Memoria de Virginia. Fiestas 2007
Por Antonio Castelló
De las muchas acepciones que hemos visto dadas en los diccionarios que, a mano, teníamos de la palabra fiesta, la que más nos ha complacido personalmente ha sido la que nos da la edición de la RAE de 1817 —quinta de la general en dos tomos y primera en uno solo—. Dice su significado: “El regocijo público que se hace con el concurso del pueblo para que se recree”. Etimologías y derivados: ¡al Corominas!
El pasado año, por estas mismas fechas, escribía el que firma estas líneas sobre el zipizape —dialéctico y bastante justificado, claro— que se armó por el anómalo discurrir del “Passeig”. Decía, entre otras cosas, que para que las cosas salgan bien en ese acto hacía falta “buena voluntad por parte de los festeros, mucho más que la simple disciplina”.
También decía que “La Fiesta ibense será lo que quieran los ibenses y nada hay que no pueda resolverse con una pizca de buena voluntad”. Así ha sido. Este año los miembros de la Comisión parece que se han empleado a fondo y con acierto para que todo funcionase bien y a gusto de todos: festeros y público. Pero no nos engañemos, quien piense que las medidas disciplinarias son la panacea para corregir errores, se equivoca. La Fiesta, así con mayúscula, nace y crece desde la misma raíz del pueblo, que es el que la proclama, la trasmite porque la siente y la hace suya como propia y particular. Él mismo es el que la codifica, decanta sus actos y la reglamenta con su apoyo. De ahí nace la tradición y no de ordenanzas.
Aparte la lluvia —que retrasó el entrada mora, pero no la deslució—, el “Passeig” resultó espléndido. Apenas dos horas y media por la mañana y algo más de tres por la tarde. A eso de las nueve de la noche pude contar hasta diez escuadras desfilando por el tramo del “carrer Constitució”. También tengo yo la suerte de ver las entradas en un balcón de esa avenida. El espectáculo era impresionante, y las tradicionales y estupendas pastas “made in Ibi” tuvieron que esperar un tanto, pues la parroquia estaba prendida con el soberbio desfile.
Ahí, en ese mismo momento, fue cuando percibí de manera consciente la ausencia de Virginia. Miré el ángulo del balcón donde solía estar, y sí: restaba vacío. Comprendí que las consideraciones que iba planteándome toda la tarde no eran fruto de la lectura de centones, sino la memoria sobrevenida a mí por el recuerdo de sus impresiones. Tiré del hilo de su recuerdo.

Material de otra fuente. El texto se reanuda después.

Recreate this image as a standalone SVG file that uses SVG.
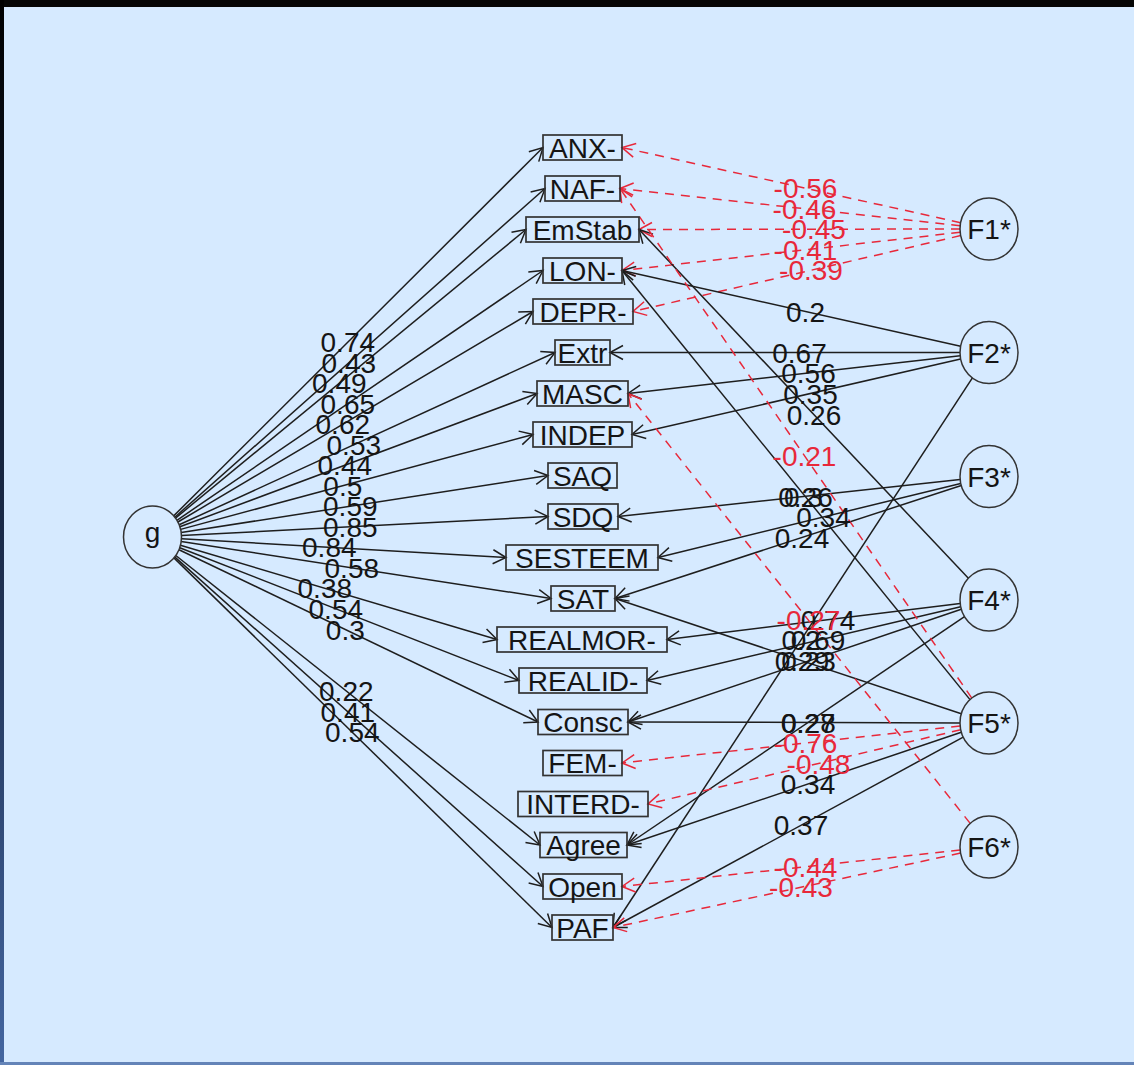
<svg xmlns="http://www.w3.org/2000/svg" width="1134" height="1065" viewBox="0 0 1134 1065">
<defs>
<linearGradient id="lg" x1="0" y1="0" x2="0" y2="1"><stop offset="0" stop-color="#000"/><stop offset="0.5" stop-color="#1a2a48"/><stop offset="1" stop-color="#4466a0"/></linearGradient>
<marker id="ab" viewBox="-15 -9 17 18" refX="0" refY="0" markerWidth="17" markerHeight="18" markerUnits="userSpaceOnUse" orient="auto"><path d="M-13,-7 L0,0 L-13,7" fill="none" stroke="#1e1e1e" stroke-width="1.5"/></marker>
<marker id="ar" viewBox="-15 -9 17 18" refX="0" refY="0" markerWidth="17" markerHeight="18" markerUnits="userSpaceOnUse" orient="auto"><path d="M-13,-7 L0,0 L-13,7" fill="none" stroke="#e8283a" stroke-width="1.5"/></marker>
</defs>
<style>
.e{stroke:#1e1e1e;stroke-width:1.5;fill:none;marker-end:url(#ab)}
.n{stroke:#e8283a;stroke-width:1.5;fill:none;stroke-dasharray:9 7;marker-end:url(#ar)}
.box{fill:none;stroke:#333;stroke-width:1.7}
.c{fill:none;stroke:#333;stroke-width:1.5}
.t{font-family:"Liberation Sans",Arial,Helvetica,sans-serif;font-size:28px;fill:#151515;text-anchor:middle}
.r{fill:#e8283a}
</style>
<rect x="0" y="0" width="1134" height="1065" fill="#d6eaff"/>
<rect x="0" y="0" width="1134" height="7" fill="#050505"/>
<rect x="0" y="0" width="4" height="1065" fill="url(#lg)"/>
<rect x="0" y="1062" width="1134" height="3" fill="#6484b8"/>

<g id="connectors">
<line class="e" x1="173.7" y1="515.9" x2="543" y2="147.5"/>
<line class="e" x1="174.8" y1="517.2" x2="545" y2="188.5"/>
<line class="e" x1="175.5" y1="518.1" x2="526" y2="229.5"/>
<line class="e" x1="176.9" y1="520.3" x2="543" y2="270.5"/>
<line class="e" x1="177.9" y1="522.0" x2="533" y2="311.5"/>
<line class="e" x1="179.2" y1="524.8" x2="555" y2="352.5"/>
<line class="e" x1="179.9" y1="526.8" x2="537" y2="393.5"/>
<line class="e" x1="180.6" y1="529.4" x2="533" y2="434.5"/>
<line class="e" x1="181.2" y1="532.5" x2="548" y2="475.5"/>
<line class="e" x1="181.5" y1="535.5" x2="548" y2="516.5"/>
<line class="e" x1="181.5" y1="538.7" x2="506" y2="557.5"/>
<line class="e" x1="181.2" y1="541.4" x2="551" y2="598.5"/>
<line class="e" x1="180.4" y1="545.3" x2="497" y2="639.5"/>
<line class="e" x1="179.7" y1="547.7" x2="519" y2="680.5"/>
<line class="e" x1="179.0" y1="549.7" x2="538" y2="722"/>
<line class="e" x1="175.8" y1="555.5" x2="540" y2="845"/>
<line class="e" x1="174.7" y1="556.9" x2="543" y2="886.5"/>
<line class="e" x1="173.9" y1="557.9" x2="552" y2="927.5"/>

<line class="n" x1="960.6" y1="222.7" x2="622" y2="147.5"/>
<line class="n" x1="960.2" y1="225.8" x2="620" y2="188.5"/>
<line class="n" x1="960" y1="229.0" x2="639" y2="229.5"/>
<line class="n" x1="960.2" y1="232.3" x2="622" y2="270.5"/>
<line class="n" x1="960.7" y1="235.6" x2="633" y2="311.5"/>
<line class="e" x1="960.6" y1="346.2" x2="622" y2="270.5"/>
<line class="e" x1="960" y1="352.5" x2="610" y2="352.5"/>
<line class="e" x1="960.2" y1="355.8" x2="628" y2="393.5"/>
<line class="e" x1="960.6" y1="359.0" x2="632" y2="434.5"/>
<line class="e" x1="972.4" y1="377.9" x2="613" y2="927.5"/>
<line class="e" x1="960.1" y1="479.6" x2="618" y2="516.5"/>
<line class="e" x1="960.7" y1="483.4" x2="658" y2="557.5"/>
<line class="e" x1="961.3" y1="485.5" x2="615" y2="598.5"/>
<line class="e" x1="968.4" y1="578.2" x2="639" y2="229.5"/>
<line class="e" x1="960.2" y1="603.5" x2="667" y2="639.5"/>
<line class="e" x1="960.7" y1="606.7" x2="647" y2="680.5"/>
<line class="e" x1="961.3" y1="609.3" x2="628" y2="722"/>
<line class="e" x1="964.5" y1="616.6" x2="627" y2="845"/>
<line class="n" x1="971.8" y1="698.1" x2="620" y2="188.5"/>
<line class="e" x1="970" y1="699.6" x2="622" y2="270.5"/>
<line class="e" x1="961.3" y1="713.8" x2="615" y2="598.5"/>
<line class="e" x1="960" y1="722.9" x2="628" y2="722"/>
<line class="n" x1="960.1" y1="726.1" x2="622" y2="763"/>
<line class="n" x1="960.7" y1="729.7" x2="648" y2="804"/>
<line class="e" x1="961.3" y1="732.3" x2="627" y2="845"/>
<line class="e" x1="963.2" y1="737.1" x2="613" y2="927.5"/>
<line class="n" x1="970.2" y1="823.4" x2="628" y2="393.5"/>
<line class="n" x1="960.1" y1="850.1" x2="622" y2="886.5"/>
<line class="n" x1="960.6" y1="853.1" x2="613" y2="927.5"/>
</g>

<g id="edge-labels">
<text class="t" x="347.8" y="352.3">0.74</text>
<text class="t" x="348.8" y="372.8">0.43</text>
<text class="t" x="339.3" y="393.3">0.49</text>
<text class="t" x="347.8" y="413.8">0.65</text>
<text class="t" x="342.8" y="434.3">0.62</text>
<text class="t" x="353.8" y="454.8">0.53</text>
<text class="t" x="344.8" y="475.3">0.44</text>
<text class="t" x="342.8" y="495.8">0.5</text>
<text class="t" x="350.3" y="516.3">0.59</text>
<text class="t" x="350.3" y="536.8">0.85</text>
<text class="t" x="329.3" y="557.3">0.84</text>
<text class="t" x="351.8" y="577.8">0.58</text>
<text class="t" x="324.8" y="598.3">0.38</text>
<text class="t" x="335.8" y="618.8">0.54</text>
<text class="t" x="345.3" y="639.5">0.3</text>
<text class="t" x="346.3" y="701">0.22</text>
<text class="t" x="347.8" y="721.8">0.41</text>
<text class="t" x="352.3" y="742.3">0.54</text>

<text class="t r" x="805.5" y="198.3">-0.56</text>
<text class="t r" x="804.5" y="218.8">-0.46</text>
<text class="t r" x="814" y="239.3">-0.45</text>
<text class="t r" x="805.5" y="259.8">-0.41</text>
<text class="t r" x="811" y="280.3">-0.39</text>
<text class="t" x="805.5" y="321.5">0.2</text>
<text class="t" x="799.5" y="362.5">0.67</text>
<text class="t" x="808.5" y="383">0.56</text>
<text class="t" x="810.5" y="403.5">0.35</text>
<text class="t" x="801" y="650">0.2</text>
<text class="t" x="803.5" y="506.5">0.3</text>
<text class="t" x="823.5" y="527">0.34</text>
<text class="t" x="802" y="547.5">0.24</text>
<text class="t" x="814" y="424.8">0.26</text>
<text class="t" x="828" y="629.8">0.74</text>
<text class="t" x="818" y="650.3">0.69</text>
<text class="t" x="808.5" y="671">0.23</text>
<text class="t" x="808" y="732.5">0.27</text>
<text class="t r" x="804.5" y="465.8">-0.21</text>
<text class="t" x="805.5" y="506.8">0.26</text>
<text class="t" x="802" y="670.8">0.29</text>
<text class="t" x="808.5" y="732.5">0.28</text>
<text class="t r" x="805.5" y="753">-0.76</text>
<text class="t r" x="818.5" y="773.5">-0.48</text>
<text class="t" x="808" y="794">0.34</text>
<text class="t" x="801" y="835.3">0.37</text>
<text class="t r" x="808.5" y="630.3">-0.27</text>
<text class="t r" x="805.5" y="876.8">-0.44</text>
<text class="t r" x="801" y="897.3">-0.43</text>
</g>

<g id="node-g"><ellipse class="c" cx="152.5" cy="537" rx="29" ry="31"/><text class="t" x="152.5" y="542">g</text></g>
<g id="node-F1"><ellipse class="c" cx="989" cy="229" rx="29" ry="31"/><text class="t" x="989" y="239">F1*</text></g>
<g id="node-F2"><ellipse class="c" cx="989" cy="352.5" rx="29" ry="31"/><text class="t" x="989" y="362.5">F2*</text></g>
<g id="node-F3"><ellipse class="c" cx="989" cy="476.5" rx="29" ry="31"/><text class="t" x="989" y="486.5">F3*</text></g>
<g id="node-F4"><ellipse class="c" cx="989" cy="600" rx="29" ry="31"/><text class="t" x="989" y="610">F4*</text></g>
<g id="node-F5"><ellipse class="c" cx="989" cy="723" rx="29" ry="31"/><text class="t" x="989" y="733">F5*</text></g>
<g id="node-F6"><ellipse class="c" cx="989" cy="847" rx="29" ry="31"/><text class="t" x="989" y="857">F6*</text></g>

<g id="node-ANX"><rect class="box" x="543" y="135" width="79" height="25"/><text class="t" x="582.5" y="157.5">ANX-</text></g>
<g id="node-NAF"><rect class="box" x="545" y="176" width="75" height="25"/><text class="t" x="582.5" y="198.5">NAF-</text></g>
<g id="node-EmStab"><rect class="box" x="526" y="217" width="113" height="25"/><text class="t" x="582.5" y="239.5">EmStab</text></g>
<g id="node-LON"><rect class="box" x="543" y="258" width="79" height="25"/><text class="t" x="582.5" y="280.5">LON-</text></g>
<g id="node-DEPR"><rect class="box" x="533" y="299" width="100" height="25"/><text class="t" x="583" y="321.5">DEPR-</text></g>
<g id="node-Extr"><rect class="box" x="555" y="340" width="55" height="25"/><text class="t" x="582.5" y="362.5">Extr</text></g>
<g id="node-MASC"><rect class="box" x="537" y="381" width="91" height="25"/><text class="t" x="582.5" y="403.5">MASC</text></g>
<g id="node-INDEP"><rect class="box" x="533" y="422" width="99" height="25"/><text class="t" x="582.5" y="444.5">INDEP</text></g>
<g id="node-SAQ"><rect class="box" x="548" y="463" width="69" height="25"/><text class="t" x="582.5" y="485.5">SAQ</text></g>
<g id="node-SDQ"><rect class="box" x="548" y="504" width="70" height="25"/><text class="t" x="583" y="526.5">SDQ</text></g>
<g id="node-SESTEEM"><rect class="box" x="506" y="545" width="152" height="25"/><text class="t" x="582" y="567.5">SESTEEM</text></g>
<g id="node-SAT"><rect class="box" x="551" y="586" width="64" height="25"/><text class="t" x="583" y="608.5">SAT</text></g>
<g id="node-REALMOR"><rect class="box" x="497" y="627" width="170" height="25"/><text class="t" x="582" y="649.5">REALMOR-</text></g>
<g id="node-REALID"><rect class="box" x="519" y="668" width="128" height="25"/><text class="t" x="583" y="690.5">REALID-</text></g>
<g id="node-Consc"><rect class="box" x="538" y="709.5" width="90" height="25"/><text class="t" x="583" y="732">Consc</text></g>
<g id="node-FEM"><rect class="box" x="543" y="750.5" width="79" height="25"/><text class="t" x="582.5" y="773">FEM-</text></g>
<g id="node-INTERD"><rect class="box" x="518" y="791.5" width="130" height="25"/><text class="t" x="583" y="814">INTERD-</text></g>
<g id="node-Agree"><rect class="box" x="540" y="832.5" width="87" height="25"/><text class="t" x="583.5" y="855">Agree</text></g>
<g id="node-Open"><rect class="box" x="543" y="874" width="79" height="25"/><text class="t" x="582.5" y="896.5">Open</text></g>
<g id="node-PAF"><rect class="box" x="552" y="915" width="61" height="25"/><text class="t" x="582.5" y="937.5">PAF</text></g>
</svg>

Lo primero: sus finos labios esbozando una leve sonrisa que se trasmitía a su mirada entre tímida y retraída y que se encendía como un ascua al paso de cualquier familiar que desfilaba. Erguida mañana y tarde sobre unos zapatos de leve tacón, aguantaba estoica el desfile de las catorce comparsas —la mucha edad no era óbice para conservar una pizca de coquetería femenina-. Ni De Mille, ni tampoco Lean distraían su atención. Abandonaba su particular ángulo del balcón, eso sí, para saborear alguna que otra pasta genuinamente ibense y, sin proponérselo, darme lecciones de amor a Ibi. Sus noventa y ocho años le daban derecho al “cum laude”. Este año ha faltado a la cita, tenía otra: la que nos iguala a todos. Y lo siento de corazón.
Eso es la Fiesta: la celebración para el recreo del pueblo, el propio de cada comunidad y de cada individuo, nacida desde lo más íntimo de sus sentimientos. La tradición, esa historia no escrita, se forja así, no de otra manera. Los reglamentos, accesorios.
Enhorabuena a todo el mundo festero ibense.